- [Data segment]:
— START —

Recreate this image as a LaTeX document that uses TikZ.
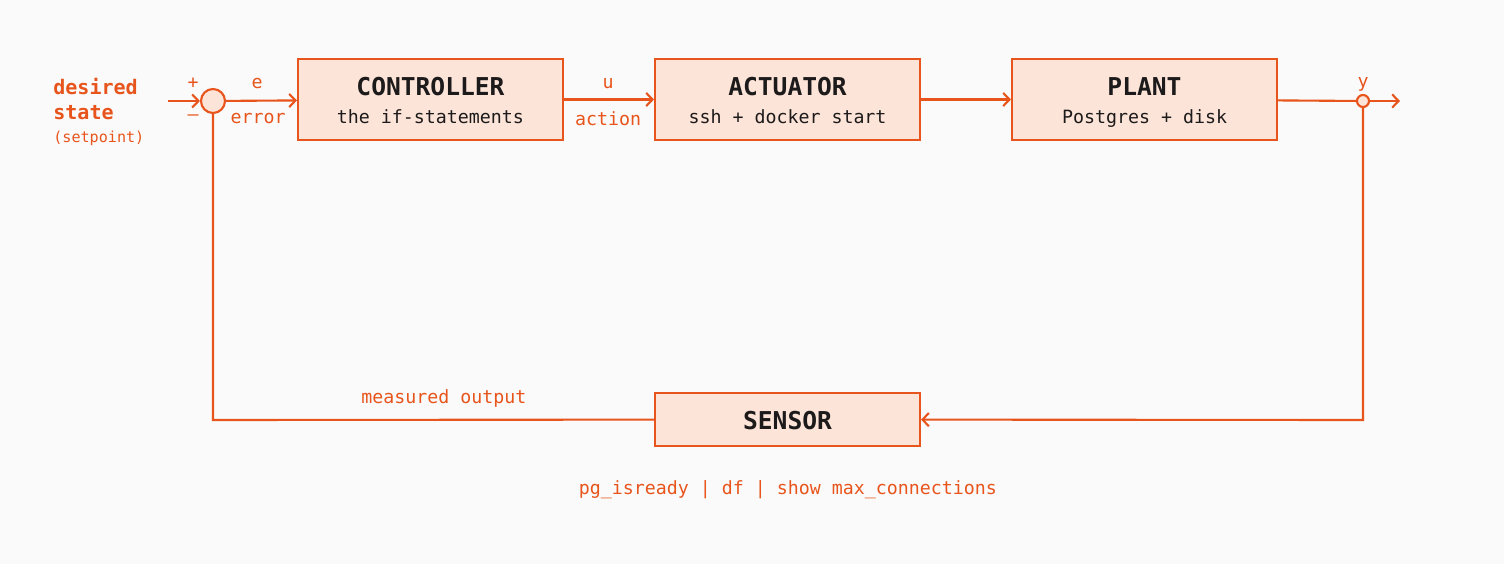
\documentclass[tikz,border=0pt]{standalone}
\usepackage{fontspec}
\setmonofont{DejaVu Sans Mono}
\usetikzlibrary{arrows.meta}
\definecolor{loop}{RGB}{232,85,28}
\definecolor{peach}{RGB}{253,228,216}
\definecolor{ink}{RGB}{28,26,26}
\definecolor{paper}{RGB}{250,250,250}
\begin{document}
\begin{tikzpicture}[x=0.02cm,y=-0.02cm,font=\ttfamily]
\tikzstyle{block}=[rectangle,draw=loop,fill=peach,line width=1.2pt,minimum width=5.3cm,minimum height=1.62cm,inner sep=0pt]
\tikzstyle{title}=[text=ink,anchor=base,inner sep=0pt,font=\ttfamily\bfseries\fontsize{14}{16}\selectfont]
\tikzstyle{sub}=[text=ink,anchor=base,inner sep=0pt,font=\ttfamily\fontsize{10.4}{12}\selectfont]
\tikzstyle{sig}=[draw=loop,line width=1.2pt,-{Straight Barb[length=3.6pt,width=7.5pt,line width=1.2pt]}]
\tikzstyle{wire}=[draw=loop,line width=1.2pt]
\tikzstyle{lbl}=[text=loop,font=\ttfamily\fontsize{10.4}{12}\selectfont,inner sep=0pt]
\fill[paper] (0,0) rectangle (1504,564);
\useasboundingbox (0,0) rectangle (1504,564);
% forward path
\node[block] (ctl) at (430.5,99.5) {};
\node[title] (ctlT) at (430.5,96) {CONTROLLER};
\node[sub] (ctlS) at (430.5,124) {the if-statements};
\node[block] (act) at (787.5,99.5) {};
\node[title] (actT) at (787.5,96) {ACTUATOR};
\node[sub] (actS) at (787.5,124) {ssh + docker start};
\node[block] (plant) at (1144.5,99.5) {};
\node[title] (plantT) at (1144.5,96) {PLANT};
\node[sub] (plantS) at (1144.5,124) {Postgres + disk};
\node[block,minimum height=1.06cm] (sensor) at (787.5,419.5) {};
\node[title] (sensorT) at (787.5,429.5) {SENSOR};
\node[circle,draw=loop,fill=peach,line width=1.2pt,minimum size=0.48cm,inner sep=0pt] (sum) at (213,101) {};
\node[circle,draw=loop,fill=peach,line width=1.2pt,minimum size=0.24cm,inner sep=0pt] (tap) at (1363,101) {};
\coordinate (in) at (168,101);
\coordinate (out) at (1400,101);
\coordinate (fbR) at (1363,420);
\coordinate (fbL) at (213,420);
% input
\node[anchor=west,inner sep=0pt,text=loop,align=left,font=\ttfamily\bfseries\fontsize{11.4}{14.5}\selectfont] (goal) at (53,99) {desired\\state};
\node[lbl,anchor=west,font=\ttfamily\fontsize{8.6}{10}\selectfont] (goalsub) at (53,138) {(setpoint)};
\path[sig] (in) -- (sum);
\node[lbl] (plus) at (193,83) {+};
\node[lbl] (minus) at (193,118) {\textendash};
\path[sig] (sum) -- (ctl);
\node[lbl] (e) at (257,84) {e};
\node[lbl] (err) at (258,119) {error};
\path[sig] (ctl) -- (act);
\node[lbl] (u) at (608,84) {u};
\node[lbl] (uact) at (608,119) {action};
\path[sig] (act) -- (plant);
\path[wire] (plant) -- (tap);
\path[sig] (tap) -- (out);
\node[lbl] (y) at (1363,84) {y};
% feedback
\path[sig] (tap) -- (fbR) -- (sensor);
\path[wire] (sensor) -- (fbL) -- (sum);
\node[lbl] (meas) at (444,398) {measured output};
\node[lbl] (cmds) at (788,490) {pg\_isready | df | show max\_connections};
\end{tikzpicture}
\end{document}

— END —

- [Prompt]: Write out the listing above again, exactly, but with no pictures in the copy.

- [Expected output]:
Recreate this image as a LaTeX document that uses TikZ.
\documentclass[tikz,border=0pt]{standalone}
\usepackage{fontspec}
\setmonofont{DejaVu Sans Mono}
\usetikzlibrary{arrows.meta}
\definecolor{loop}{RGB}{232,85,28}
\definecolor{peach}{RGB}{253,228,216}
\definecolor{ink}{RGB}{28,26,26}
\definecolor{paper}{RGB}{250,250,250}
\begin{document}
\begin{tikzpicture}[x=0.02cm,y=-0.02cm,font=\ttfamily]
\tikzstyle{block}=[rectangle,draw=loop,fill=peach,line width=1.2pt,minimum width=5.3cm,minimum height=1.62cm,inner sep=0pt]
\tikzstyle{title}=[text=ink,anchor=base,inner sep=0pt,font=\ttfamily\bfseries\fontsize{14}{16}\selectfont]
\tikzstyle{sub}=[text=ink,anchor=base,inner sep=0pt,font=\ttfamily\fontsize{10.4}{12}\selectfont]
\tikzstyle{sig}=[draw=loop,line width=1.2pt,-{Straight Barb[length=3.6pt,width=7.5pt,line width=1.2pt]}]
\tikzstyle{wire}=[draw=loop,line width=1.2pt]
\tikzstyle{lbl}=[text=loop,font=\ttfamily\fontsize{10.4}{12}\selectfont,inner sep=0pt]
\fill[paper] (0,0) rectangle (1504,564);
\useasboundingbox (0,0) rectangle (1504,564);
% forward path
\node[block] (ctl) at (430.5,99.5) {};
\node[title] (ctlT) at (430.5,96) {CONTROLLER};
\node[sub] (ctlS) at (430.5,124) {the if-statements};
\node[block] (act) at (787.5,99.5) {};
\node[title] (actT) at (787.5,96) {ACTUATOR};
\node[sub] (actS) at (787.5,124) {ssh + docker start};
\node[block] (plant) at (1144.5,99.5) {};
\node[title] (plantT) at (1144.5,96) {PLANT};
\node[sub] (plantS) at (1144.5,124) {Postgres + disk};
\node[block,minimum height=1.06cm] (sensor) at (787.5,419.5) {};
\node[title] (sensorT) at (787.5,429.5) {SENSOR};
\node[circle,draw=loop,fill=peach,line width=1.2pt,minimum size=0.48cm,inner sep=0pt] (sum) at (213,101) {};
\node[circle,draw=loop,fill=peach,line width=1.2pt,minimum size=0.24cm,inner sep=0pt] (tap) at (1363,101) {};
\coordinate (in) at (168,101);
\coordinate (out) at (1400,101);
\coordinate (fbR) at (1363,420);
\coordinate (fbL) at (213,420);
% input
\node[anchor=west,inner sep=0pt,text=loop,align=left,font=\ttfamily\bfseries\fontsize{11.4}{14.5}\selectfont] (goal) at (53,99) {desired\\state};
\node[lbl,anchor=west,font=\ttfamily\fontsize{8.6}{10}\selectfont] (goalsub) at (53,138) {(setpoint)};
\path[sig] (in) -- (sum);
\node[lbl] (plus) at (193,83) {+};
\node[lbl] (minus) at (193,118) {\textendash};
\path[sig] (sum) -- (ctl);
\node[lbl] (e) at (257,84) {e};
\node[lbl] (err) at (258,119) {error};
\path[sig] (ctl) -- (act);
\node[lbl] (u) at (608,84) {u};
\node[lbl] (uact) at (608,119) {action};
\path[sig] (act) -- (plant);
\path[wire] (plant) -- (tap);
\path[sig] (tap) -- (out);
\node[lbl] (y) at (1363,84) {y};
% feedback
\path[sig] (tap) -- (fbR) -- (sensor);
\path[wire] (sensor) -- (fbL) -- (sum);
\node[lbl] (meas) at (444,398) {measured output};
\node[lbl] (cmds) at (788,490) {pg\_isready | df | show max\_connections};
\end{tikzpicture}
\end{document}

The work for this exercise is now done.